Effect of substrate temperature and annealing on the structure and opto-electrical properties of silicon carbide thin films prepared by e-beam evaporation

Abstract

The silicon carbide (SiC) thin films prepared by e-beam evaporation show tunable optical and electrical properties. In this work the structure and opto-electrical properties of SiC films were studied by varying the substrate temperature (TS = 25–400 °C) within two series of e-beam current Ie = 38 mA or 71 mA. It was found that the oxygen or carbon ratio were strongly affected by the temperatures of the evaporant and the substrate. For SiC samples with Ie = 38 mA, the silicon oxide ratio decreases with increasing TS leading to the deteriorated transparency.

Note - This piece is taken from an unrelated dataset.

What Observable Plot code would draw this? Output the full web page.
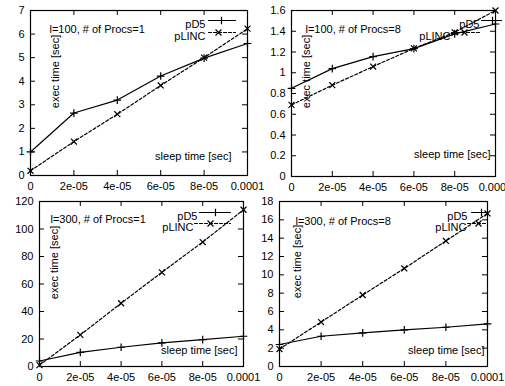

While at Ie = 71 mA, the samples show less silicon oxide and more ordered SiC phases instead when TS = 400 °C. Given the Raman spectra of SiC samples, the carbon phase appears in all samples and tend to reduce under high TS conditions. The existence of carbon phase was further evidenced by the diamond and graphite like carbon Raman signals after annealing at 1100 °C. Overall, the optical band gap and conductivity of SiC thin films prepared by e-beam evaporation can be tailored within a range of 1.4–2.6 eV and 10−8 to 10−3 S/cm, respectively.